A quick note on reviews: I have been woefully behind in posting reviews for several months now. I’m going to make a concerted effort to catch up, because I’ve read some fantastic books that I want to tell you about! If you’re inclined, you can be notified of  new posts via email by signing up in that little form on the right. 

Those who are fans of Catriona McPherson’s supremely clever Dandy Gilver series (and if you’re not, you really should be) might be surprised by AS SHE LEFT IT. It’s darker, for sure, and just about impossible to classify…while the sleuth is amateur, it’s certainly not cosy. It is a mystery, yes, but includes quite a lot of psychological suspense.

It is, in a nutshell, it’s a fantastic story populated by some of the best characters I’ve met in recent memory.

The story concerns Opal Jones, a young woman who returns to the home where she grew up when her mother dies. She’s been gone for a while—she went to live with her dad as a teenager when her parents split up—and she’s not quite sure what to expect when she gets back.

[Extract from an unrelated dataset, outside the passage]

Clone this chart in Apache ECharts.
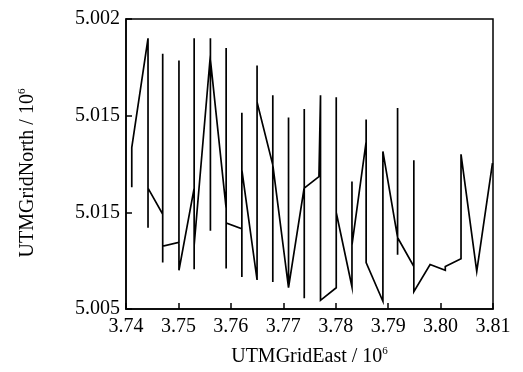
<!DOCTYPE html>
<html>
<head>
<meta charset="utf-8">
<script src="https://cdn.jsdelivr.net/npm/echarts@6/dist/echarts.min.js"></script>
<style>
  html, body { margin: 0; padding: 0; background: #fff; }
  #main { width: 523px; height: 372px; }
</style>
</head>
<body>
<div id="main"></div>
<script>
// track points, x in 10^6 m, y on the axis' own 0..3 scale
var trackX = [3.7411, 3.7411, 3.7411, 3.7442, 3.7442, 3.7442,
    3.7470, 3.7470, 3.7470, 3.7470, 3.7501, 3.7501, 3.7501,
    3.7530, 3.7530, 3.7530, 3.7530, 3.7561, 3.7561, 3.7561, 3.7561,
    3.7591, 3.7591, 3.7591, 3.7591, 3.7621, 3.7621, 3.7621, 3.7621,
    3.7650, 3.7650, 3.7650, 3.7680, 3.7680, 3.7680, 3.7680,
    3.7710, 3.7710, 3.7710, 3.7740, 3.7740, 3.7740, 3.7740,
    3.7768, 3.7771, 3.7771, 3.7801, 3.7801, 3.7801,
    3.7831, 3.7831, 3.7831, 3.7858, 3.7858, 3.7858, 3.7890, 3.7890,
    3.7918, 3.7918, 3.7918, 3.7918, 3.7949, 3.7949, 3.7949,
    3.7980, 3.8009, 3.8009, 3.8039, 3.8039, 3.8069, 3.8099];
var trackY = [1.49, 1.26, 1.67, 2.80, 0.84, 1.25,
    0.98, 2.64, 0.48, 0.65, 0.69, 2.57, 0.40,
    1.25, 2.80, 0.41, 0.66, 2.63, 2.80, 0.81, 2.58,
    1.04, 2.70, 0.42, 0.89, 0.83, 2.03, 0.33, 1.44,
    0.30, 2.52, 2.14, 1.49, 2.21, 0.28, 1.49,
    0.22, 1.98, 0.22, 1.26, 2.07, 0.11, 1.25,
    1.37, 2.21, 0.09, 0.22, 2.19, 1.00,
    0.23, 1.32, 0.66, 1.73, 1.96, 0.48, 0.08, 1.63,
    0.74, 2.08, 0.56, 0.74, 0.44, 1.54, 0.18,
    0.46, 0.40, 0.44, 0.52, 1.60, 0.39, 1.51];
// tick labels as printed, bottom to top
var yTickLabels = ['5.005', '5.015', '5.015', '5.002'];

var chart = echarts.init(document.getElementById('main'));
var font = 'Liberation Serif';

var pts = [];
for (var i = 0; i < trackX.length; i++) {
    pts.push([trackX[i], trackY[i]]);
}

var option = {
    backgroundColor: '#fff',
    animation: false,
    textStyle: { fontFamily: font },
    grid: {
        left: 126, right: 30, top: 19, bottom: 63,
        show: true, borderColor: '#000', borderWidth: 1.5
    },
    xAxis: {
        type: 'value',
        min: 3.74, max: 3.81, interval: 0.01,
        name: 'UTMGridEast / 10{sup|6}',
        nameLocation: 'middle',
        nameGap: 37,
        nameTextStyle: {
            fontFamily: font, fontSize: 20, color: '#000',
            rich: { sup: { fontFamily: font, fontSize: 11, color: '#000', padding: [0, 0, 10, 0] } }
        },
        axisLine: { lineStyle: { color: '#000', width: 1.5 } },
        axisTick: { inside: true, length: 6, lineStyle: { color: '#000', width: 1.5 } },
        axisLabel: {
            color: '#000', fontSize: 20, fontFamily: font, margin: 8,
            formatter: function (v) { return v.toFixed(2); }
        },
        splitLine: { show: false }
    },
    yAxis: {
        type: 'value',
        min: 0, max: 3, interval: 1,
        name: 'UTMGridNorth / 10{sup|6}',
        nameLocation: 'middle',
        nameRotate: 90,
        nameGap: 88,
        nameTextStyle: {
            fontFamily: font, fontSize: 20, color: '#000',
            padding: [0, 18, 0, 0],
            rich: { sup: { fontFamily: font, fontSize: 11, color: '#000', padding: [0, 0, 10, 0] } }
        },
        axisLine: { lineStyle: { color: '#000', width: 1.5 } },
        axisTick: { inside: true, length: 6, lineStyle: { color: '#000', width: 1.5 } },
        axisLabel: {
            color: '#000', fontSize: 20, fontFamily: font, margin: 6,
            formatter: function (v) { return yTickLabels[Math.round(v)]; }
        },
        splitLine: { show: false }
    },
    series: [{
        type: 'line',
        data: pts,
        showSymbol: false,
        lineStyle: { color: '#000', width: 1.7, join: 'miter' },
        itemStyle: { color: '#000' }
    }]
};
chart.setOption(option);
</script>
</body>
</html>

What she finds are mysteries. Three of them, to be exact, each of which leads her into her own past and psyche, as well as a bunch of interesting physical places, most of which are on just one street.

The first mystery is that of a young boy who vanished without a trace one night when Opal was a child, whose disappearance haunts each of the residents of Mote Street still. The second concerns the family history and background of Fishbo, a now-elderly musician who Opal connected with as a kid. The third is about Opal’s bed. Yes, really. Opal quickly learns that the truth behind each of these mysteries lies in the secrets those involved hold.

In the course of reading books by quite a few Scottish authors this year, I’ve noticed that they seem to have a singular skill in creating secondary characters who jump right off the page, and this is true throughout AS SHE LEFT IT. Opal’s friends, old and new, are each richly drawn and layered; they’re people we want to spend time with, want to know better.

On the primary character front, I’m often annoyed by characters in their early twenties (I suffer from GitOffMyLawnItis), but I liked Opal a lot. She’s not falsely hip and cool, nor is her spunkiness fake. She’s also not a know-it-all; she feels genuine.

Whether your reading tastes run toward noir or you’re more a fan of knitting mysteries, you’ll enjoy AS SHE LEFT IT. There’s nothing guilty about the pleasure in reading it.